December 12, 2012

Veggie Fact of the Day

Beetroots, New Veggie #55
Beets or Beetroots are deep red-purple colored roots of the beet plant. It belongs to the same family as Swiss Chard and Sugar beet. While the purple variety is most common, beets are also available in golden yellow and red-and-white striped varieties. 

In the US, beets are most often eaten pickled, or boiled in cold salads. The consumption of beets causes pink urine in some people. Beetroot juice has been found to improve performance in athletes, possibly because of its abundance of nitrites. 

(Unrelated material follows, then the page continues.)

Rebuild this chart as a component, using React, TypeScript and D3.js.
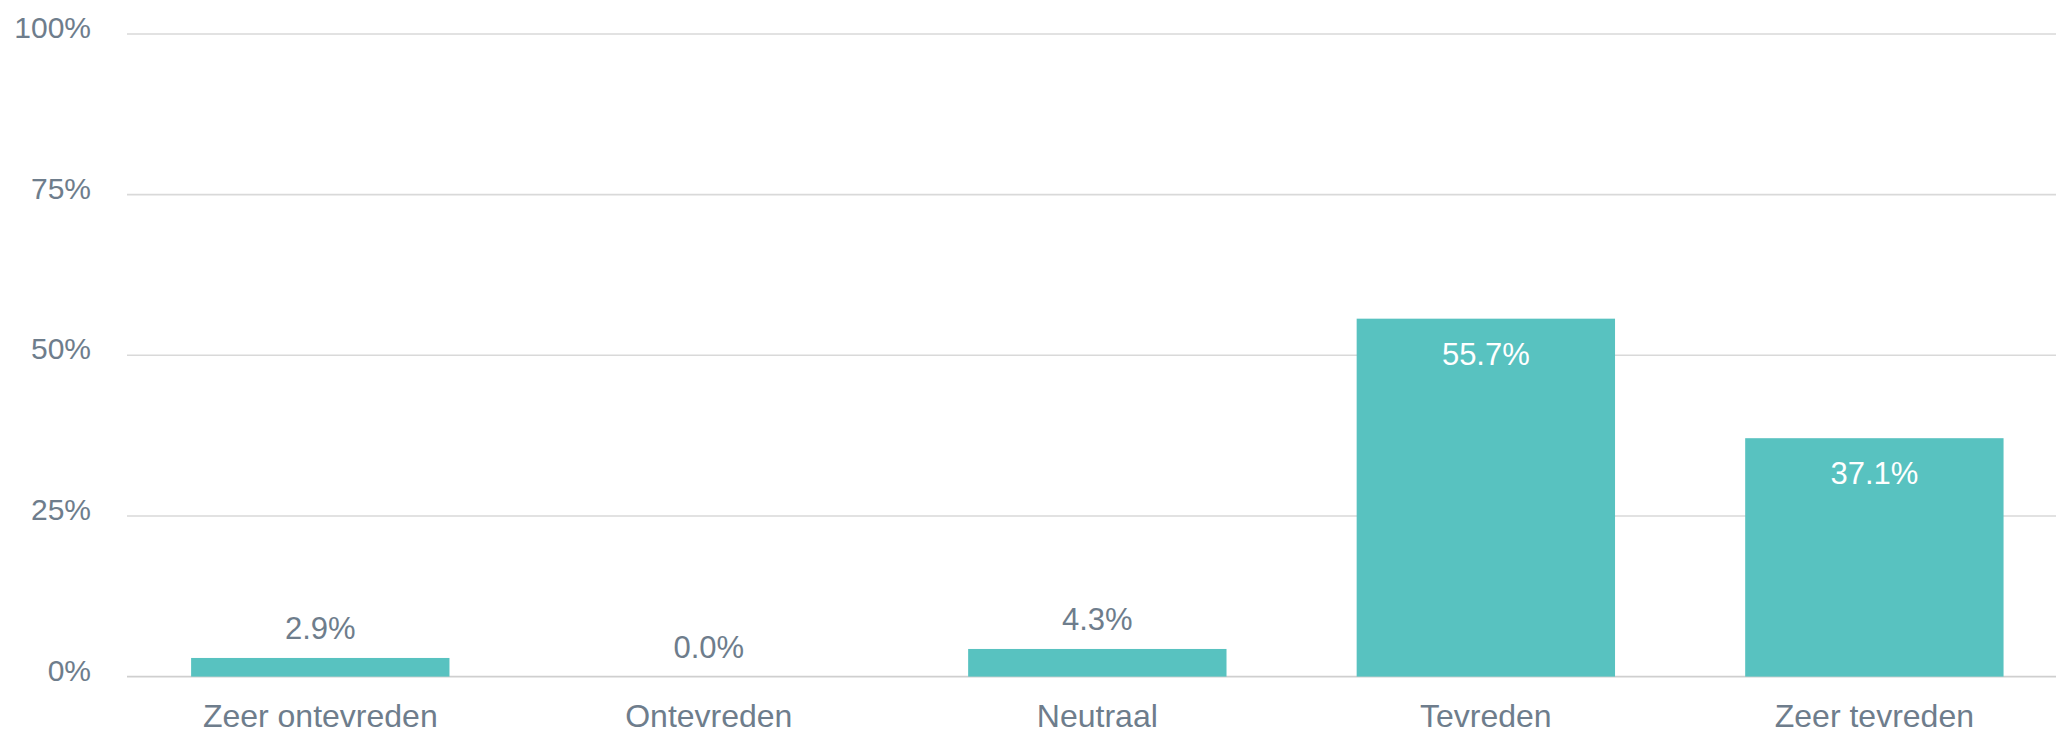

Ancient Romans also used beetroot as a treatment for fevers and constipation (note: they also considered it an aphrodisiac ... strange!). In the Middle Ages, beetroot was used as a treatment for a variety of conditions, especially illnesses relating to digestion and the blood. Platina recommended taking beetroot with garlic to nullify the effects of 'garlic-breath'. 

The purple pigment, betacyanin, has been shown to have antioxidative properties. Like other members of this family of vegetables, all parts of the beet plant contain oxalic acid which have been implicated in the formation of kidney stones in certain populations of people; cooking the beets usually reduces the risk. Beets have a distinctive earthy flavor that is enhanced by roasting. Apparently beets are more flavorful and colorful if you leave the peel and some of the stem on while cooking. The peel apparently comes off easily once the beets cool (mine did not peel, maybe because the scrubbing I gave them made the peel really thin).